**DIRECTION**: In the lines below, output everything from the first line through the line containing "plt.rcParams['font.family'] = ['Lato', 'DejaVu" exactly as it is. Pictures are not part of the output.

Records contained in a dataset
□ □ □ □ □

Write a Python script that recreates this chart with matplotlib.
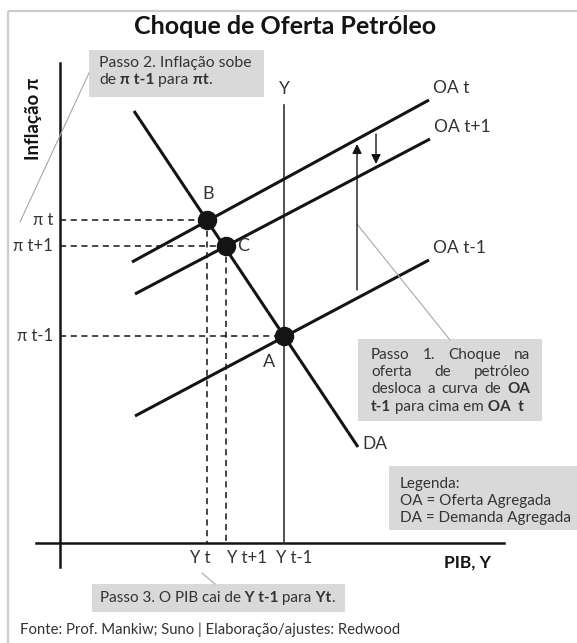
import matplotlib
matplotlib.use("Agg")
import matplotlib.pyplot as plt
from matplotlib.patches import Rectangle
from matplotlib.offsetbox import TextArea, HPacker, VPacker, AnnotationBbox

plt.rcParams['font.family'] = ['Lato', 'DejaVu Sans']

INK = '#141414'
TXT = '#333333'
BOX = '#d9d9d9'
LEAD = '#a8a8a8'

# diagram units: pixels measured from the bottom-left corner of the picture
output_labels = ['Y t', 'Y t+1', 'Y t-1']
output_levels = [207, 226, 284]
inflation_labels = ['π t', 'π t+1', 'π t-1']
inflation_levels = [423, 397, 307]
point_names = ['B', 'C', 'A']

da_x = [134, 358]
da_y = [532, 196]

oa_names = ['OA t', 'OA t+1', 'OA t-1']
oa_x = [[132, 429], [135, 430], [135, 429]]
oa_y = [[381, 543], [349, 504], [227, 383]]

x_axis_level = 100


def rich_line(parts, size, width=None):
    areas = [TextArea(t, textprops=dict(fontsize=size, color=TXT,
                                        fontweight='bold' if b else 'normal'))
             for t, b in parts]
    if width:
        return HPacker(children=areas, pad=0, sep=0, width=width,
                       mode='expand', align='baseline')
    return HPacker(children=areas, pad=0, sep=0, align='baseline')


def text_block(ax, lines, xy, sep=0, align=(0, 1)):
    vp = VPacker(children=lines, pad=0, sep=sep, align='left')
    ab = AnnotationBbox(vp, xy, xycoords='data', box_alignment=align,
                        frameon=False, pad=0)
    ax.add_artist(ab)


fig = plt.figure(figsize=(5.77, 6.43), dpi=100)
ax = fig.add_axes([0, 0, 1, 1])
ax.set_xlim(0, 577)
ax.set_ylim(0, 643)
ax.axis('off')

# outer frame (top and left only)
ax.plot([8, 577], [632, 632], color='#cccccc', lw=1.6, solid_capstyle='butt')
ax.plot([8, 8], [0, 632], color='#cccccc', lw=1.6, solid_capstyle='butt')

ax.text(285, 616, 'Choque de Oferta Petróleo', ha='center', va='center',
        fontsize=18, fontweight='bold', color=INK)

# axes of the diagram
ax.plot([60, 60], [76, 580], color=INK, lw=1.8)
ax.plot([36, 504], [x_axis_level, x_axis_level], color=INK, lw=1.8)
ax.text(33, 524, 'Inflação π', rotation=90, ha='center', va='center',
        fontsize=13.5, fontweight='bold', color=INK)
ax.text(468, 80, 'PIB, Y', ha='center', va='center',
        fontsize=12.5, fontweight='bold', color=INK)

# long-run output line
ax.plot([output_levels[2]] * 2, [x_axis_level, 538], color='#333333', lw=1.2)
ax.text(output_levels[2], 554, 'Y', ha='center', va='center', fontsize=12.5, color=TXT)

# dashed guides
for i, (xv, yv) in enumerate(zip(output_levels, inflation_levels)):
    ax.plot([60, xv], [yv, yv], color=INK, lw=1.1, ls=(0, (4, 3)))
    if i < 2:
        ax.plot([xv, xv], [yv, x_axis_level], color=INK, lw=1.1, ls=(0, (4, 3)))

# curves
ax.plot(da_x, da_y, color=INK, lw=2.2, solid_capstyle='butt')
ax.text(da_x[1] + 4, da_y[1] + 3, 'DA', ha='left', va='center', fontsize=12.5, color=TXT)
for name, xs, ys in zip(oa_names, oa_x, oa_y):
    ax.plot(xs, ys, color=INK, lw=2.2, solid_capstyle='butt')
    ax.text(xs[1] + 4, ys[1] + 12, name, ha='left', va='center',
            fontsize=12.5, color=TXT)

# equilibrium points
ax.plot(output_levels, inflation_levels, 'o', ms=13, color=INK)
label_offsets = [(1, 26), (17, 0), (-15, -26)]
for name, xv, yv, (dx, dy) in zip(point_names, output_levels, inflation_levels, label_offsets):
    ax.text(xv + dx, yv + dy, name, ha='center', va='center', fontsize=13, color=TXT)

# tick labels
for lab, yv in zip(inflation_labels, inflation_levels):
    ax.text(53, yv, lab, ha='right', va='center', fontsize=12, color=TXT)
for lab, x0 in zip(output_labels, [190, 227, 276]):
    ax.text(x0, 85, lab, ha='left', va='center', fontsize=12, color=TXT)

# shift arrows
ax.annotate('', xy=(357, 499), xytext=(357, 353),
            arrowprops=dict(arrowstyle='-|>', color=INK, lw=1.0,
                            mutation_scale=14, shrinkA=0, shrinkB=0))
ax.annotate('', xy=(376, 479), xytext=(376, 509),
            arrowprops=dict(arrowstyle='-|>', color=INK, lw=1.0,
                            mutation_scale=14, shrinkA=0, shrinkB=0))

# leader lines
ax.plot([89, 20], [570, 421], color=LEAD, lw=0.8)
ax.plot([357, 450], [419, 303], color=LEAD, lw=0.8)
ax.plot([202, 215], [70, 59], color=LEAD, lw=0.8)

# grey note boxes
for x0, y0, w, h in [(89, 546, 175, 47), (358, 222, 184, 82),
                     (389, 113, 188, 64), (92, 31, 253, 28)]:
    ax.add_patch(Rectangle((x0, y0), w, h, facecolor=BOX, edgecolor='none'))

fs = 11
text_block(ax, [
    rich_line([('Passo 2. Inflação sobe', False)], 11.3),
    rich_line([('de', False), (' π t-1', True), (' para', False), (' πt', True), ('.', False)], 11.3),
], (99, 587), sep=2.3)

text_block(ax, [
    rich_line([('Passo', False), ('1.', False), ('Choque', False), ('na', False)], fs, 159),
    rich_line([('oferta', False), ('de', False), ('petróleo', False)], fs, 159),
    rich_line([('desloca', False), ('a', False), ('curva', False), ('de', False), ('OA', True)], fs, 159),
    rich_line([('t-1', True), (' para cima em', False), (' OA  t', True)], fs),
], (371, 295), sep=2.3)

text_block(ax, [
    rich_line([('Legenda:', False)], 11),
    rich_line([('OA = Oferta Agregada', False)], 11),
    rich_line([('DA = Demanda Agregada', False)], 11),
], (400, 166), sep=2.2)

text_block(ax, [
    rich_line([('Passo 3. O PIB cai de', False), (' Y t-1', True), (' para', False),
               (' Yt', True), ('.', False)], fs),
], (100, 45), align=(0, 0.5))

ax.text(20, 13, 'Fonte: Prof. Mankiw; Suno | Elaboração/ajustes: Redwood',
        ha='left', va='center', fontsize=10.7, color=TXT)

fig.savefig('out.png', dpi=100)
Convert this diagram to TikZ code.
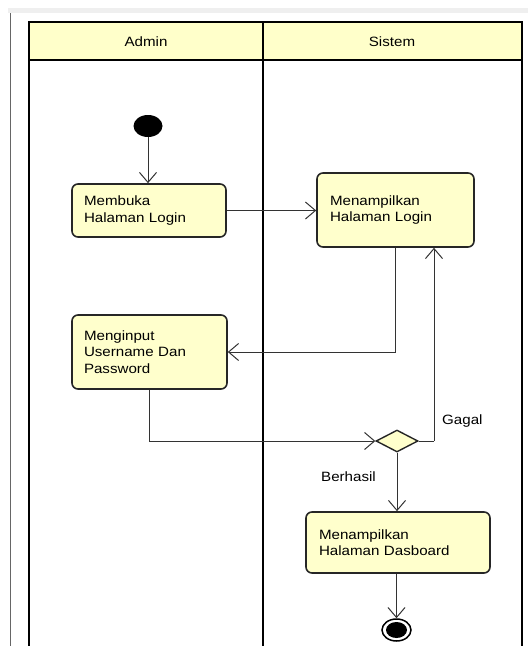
\documentclass[tikz,border=0pt]{standalone}
\usepackage{fontspec}
\setmainfont{Liberation Sans}[FakeStretch=1.12]
\usetikzlibrary{shapes.geometric,arrows.meta}
\definecolor{lanefill}{HTML}{FFFFCA}
\definecolor{actfill}{HTML}{FFFFCC}
\definecolor{strip}{HTML}{EFEFEF}
\tikzset{
  lane/.style={line width=2.2pt, draw=black},
  action/.style={draw=black!85, line width=1.6pt, fill=actfill, rounded corners=6pt,
    align=left, inner xsep=12pt, inner ysep=0pt,
    font=\fontsize{13.5}{16.5}\selectfont},
  flow/.style={draw=black!80, line width=1pt,
    -{Straight Barb[length=10pt,width=17pt,line width=1pt]}},
  plain/.style={draw=black!80, line width=1pt},
  lbl/.style={font=\fontsize{13.5}{16}\selectfont, inner sep=0pt},
  decision/.style={diamond, draw=black!85, line width=1.4pt, fill=actfill,
    minimum width=42pt, minimum height=22pt, inner sep=0pt},
}
\begin{document}
\begin{tikzpicture}[x=1pt,y=-1pt]
\useasboundingbox (0,0) rectangle (528,646);
\fill[white] (0,0) rectangle (528,646);
% window frame
\fill[strip] (8,8) rectangle (528,12.5);
\draw[gray!80!black, line width=1.3pt] (10.5,13) -- (10.5,646);

% swimlanes
\fill[lanefill] (29,22) rectangle (522,60);
\draw[lane] (29,646) -- (29,22) -- (522,22) -- (522,646);
\draw[lane] (29,60) -- (522,60);
\draw[lane] (263,22) -- (263,646);
\node[lbl] (hadmin) at (146,42) {Admin};
\node[lbl] (hsistem) at (392,42) {Sistem};

% nodes
\node[ellipse, fill=black, minimum width=29pt, minimum height=22pt, inner sep=0pt] (start) at (148,126) {};
\node[action, minimum width=154pt, minimum height=53pt, text width=130pt] (b1) at (149,210.5) {Membuka\\Halaman Login};
\node[action, minimum width=155pt, minimum height=74pt, text width=131pt, inner xsep=13pt] (b3) at (395.5,210) {Menampilkan\\Halaman Login};
\node[action, minimum width=155pt, minimum height=74pt, text width=131pt] (b2) at (149.5,352) {Menginput\\Username Dan\\Password};
\node[decision] (d) at (397,441) {};
\node[action, minimum width=182pt, minimum height=61pt, text width=158pt, inner xsep=13pt] (b4) at (398,542.5) {Menampilkan\\Halaman Dasboard};
\node[ellipse, draw=black, line width=1.5pt, fill=white, minimum width=29pt, minimum height=22pt, inner sep=0pt] (end) at (396.5,630) {};
\fill[black] (end.center) ellipse [x radius=10.5pt, y radius=8pt];

% flows
\draw[flow] (start.south) -- (start.south |- b1.north);
\draw[flow] (b1.east) -- (b1.east -| b3.west);
\draw[flow] (b3.south) |- (b2.east);
\draw[flow] (b2.south) |- (d.west);
\coordinate (g) at (434,441);
\draw[plain] (d.east) -- (g);
\draw[flow] (g) -- (g |- b3.south);
\draw[flow] (d.south) -- (d.south |- b4.north);
\draw[flow] (end.north |- b4.south) -- (end.north);

% guards
\node[lbl, anchor=west] (gagal) at (442,421) {Gagal};
\node[lbl, anchor=west] (berhasil) at (321,477) {Berhasil};
\end{tikzpicture}
\end{document}
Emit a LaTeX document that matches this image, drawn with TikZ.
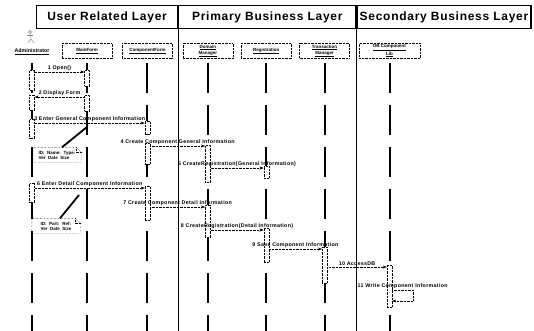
\documentclass[tikz,border=0pt]{standalone}
\usepackage{fontspec}
\setmainfont{Liberation Sans}
\newfontfamily\spaced[LetterSpace=6]{Liberation Sans}
\usetikzlibrary{arrows.meta, positioning, calc}

\begin{document}
\begin{tikzpicture}[x=1pt, y=-1pt,
        layer/.style={draw, line width=1.2pt, minimum height=23pt, inner sep=0pt, font=\spaced\bfseries\fontsize{12}{14}\selectfont},
        obj/.style={draw, densely dotted, minimum width=50pt, minimum height=15pt, inner sep=1pt, align=center, font=\bfseries\fontsize{4.5}{6}\selectfont},
        life/.style={line width=2pt, dash pattern=on 30pt off 12pt},
        act/.style={draw, densely dotted, fill=white, minimum width=5pt, inner sep=0pt, anchor=north},
        msg/.style={densely dotted, -{Stealth[length=4pt, width=3pt]}},
        lbl/.style={above=1.5pt, inner sep=0pt, font=\spaced\bfseries\fontsize{5.3}{6}\selectfont},
        memo/.style={minimum width=48pt, minimum height=15pt, inner sep=1pt, align=left, font=\bfseries\fontsize{4.5}{5}\selectfont},
        tie/.style={line width=1.8pt}
    ]
    \useasboundingbox (0,0) rectangle (534,331);
    \coordinate (bottom) at (0,331);

    \node[layer, minimum width=141pt, anchor=north west] (user) at (36,5) {User Related Layer};
    \node[layer, minimum width=177pt, right=0pt of user] (primary) {Primary Business Layer};
    \node[layer, minimum width=174pt, right=0pt of primary] (secondary) {Secondary Business Layer};
    \draw[line width=1pt] (user.south east) -- (user.south east |- bottom);
    \draw[line width=1pt] (primary.south east) -- (primary.south east |- bottom);

    % actor
    \begin{scope}[gray, line width=0.4pt]
        \draw (30,32) circle (1.5pt);
        \draw (30,33.5) -- (31,39) -- (28,43);
        \draw (31,39) -- (34,43);
        \draw (27,35.5) -- (33,35.5);
    \end{scope}

    \node[inner sep=1pt, font=\bfseries\fontsize{5.3}{5.8}\selectfont] (admin) at (32,52) {\underline{Administrator}};
    \node[obj] (mainform) at (87,51) {\underline{MainForm}};
    \node[obj, right=10pt of mainform] (compform) {\underline{ComponentForm}};
    \node[obj, right=10pt of compform] (domain) {\underline{Domain}\\\underline{Manager}};
    \node[obj, right=8pt of domain] (regist) {\underline{Registration}};
    \node[obj, right=8pt of regist] (trans) {\underline{Transaction}\\\underline{Manager}};
    \node[obj, minimum width=61pt, right=9pt of trans] (dblib) {\underline{DB Component}\\\underline{Lib}};

    \foreach \o in {admin, mainform, compform, domain, regist, trans, dblib}
        \draw[life] (\o.south |- 0,63) -- (\o.south |- bottom);

    \foreach \n/\o/\t/\h in {aa1/admin/70/20, ab1/mainform/70/16, aa2/admin/95/15, ab2/mainform/95/16,
            aa3/admin/119/19, ac1/compform/121/13, ac2/compform/143/21, ad1/domain/145/37,
            ae1/regist/166/12, aa4/admin/183/19, ac3/compform/186/34, ad2/domain/205/32,
            ae2/regist/228/34, af1/trans/247/36, ag1/dblib/265/42}
        \node[act, minimum height=\h pt] (\n) at (\o.south |- 0,\t) {};

    \draw[msg] (aa1.east |- 0,72) -- node[lbl] {1 Open()} (ab1.west |- 0,72);
    \draw[msg] (ab2.west |- 0,97) -- node[lbl] {2 Display Form} (aa2.east |- 0,97);
    \draw[msg] (aa3.east |- 0,123) -- node[lbl] {3 Enter General Component Information} (ac1.west |- 0,123);
    \draw[msg] (ac2.east |- 0,146) -- node[lbl] {4 Create Component General Information} (ad1.west |- 0,146);
    \draw[msg] (ad1.east |- 0,168) -- node[lbl] {5 CreateRegistration(General Information)} (ae1.west |- 0,168);
    \draw[msg] (aa4.east |- 0,188) -- node[lbl] {6 Enter Detail Component Information} (ac3.west |- 0,188);
    \draw[msg] (ac3.east |- 0,207) -- node[lbl] {7 Create Component Detail Information} (ad2.west |- 0,207);
    \draw[msg] (ad2.east |- 0,230) -- node[lbl] {8 CreateRegistration(Detail Information)} (ae2.west |- 0,230);
    \draw[msg] (ae2.east |- 0,249) -- node[lbl] {9 Save Component Information} (af1.west |- 0,249);
    \draw[msg] (af1.east |- 0,267) -- node[lbl] {10 AccessDB} (ag1.west |- 0,267);
    \coordinate (loop) at (413,290);
    \draw[msg] (ag1.east |- loop) -- node[lbl] {11 Write Component Information} (loop) -- (loop |- 0,301) -- (ag1.east |- 0,301);

    \node[memo] (note1) at (57,155) {ID: \ Name: \ Type:\\Ver \ Date \ Size};
    \node[memo] (note2) at (56,226) {ID: \ Part: \ Ref:\\Ver \ Date \ Size};
    \foreach \m in {note1, note2} {
        \draw[densely dotted] (\m.north west) -- ([xshift=-5pt]\m.north east) -- ([yshift=-5pt]\m.north east) -- (\m.south east) -- (\m.south west) -- cycle;
        \draw[densely dotted] ([xshift=-5pt]\m.north east) |- ([yshift=-5pt]\m.north east);
    }
    \coordinate (tie1) at (87,127);
    \coordinate (tie2) at (79,195);
    \draw[tie] ([xshift=5pt]note1.north) -- (tie1);
    \draw[tie] ([xshift=4pt]note2.north) -- (tie2);
\end{tikzpicture}
\end{document}
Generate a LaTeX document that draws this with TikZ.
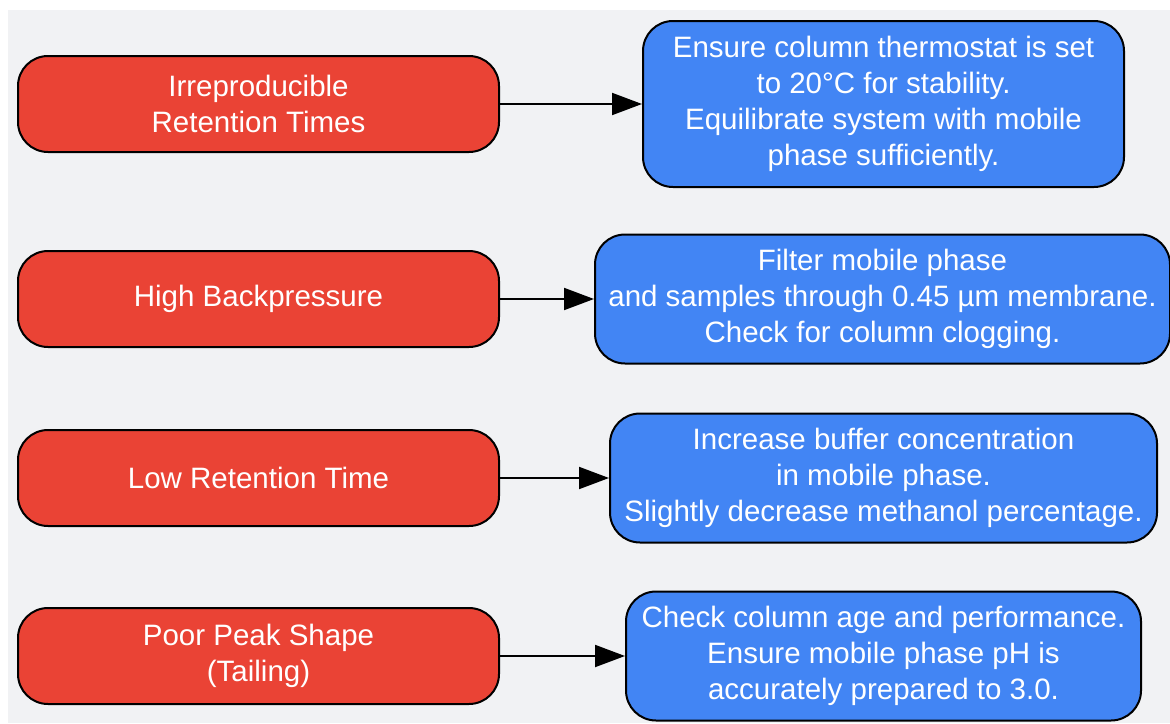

□ □ □ □ □

**OUTPUT FOR THIS EXERCISE**:
Write a Python script that recreates this chart with matplotlib.
import matplotlib
matplotlib.use("Agg")
import matplotlib.pyplot as plt
from matplotlib.patches import Rectangle
from matplotlib.offsetbox import TextArea, HPacker, VPacker, AnnotationBbox

plt.rcParams['font.family'] = ['Lato', 'DejaVu Sans']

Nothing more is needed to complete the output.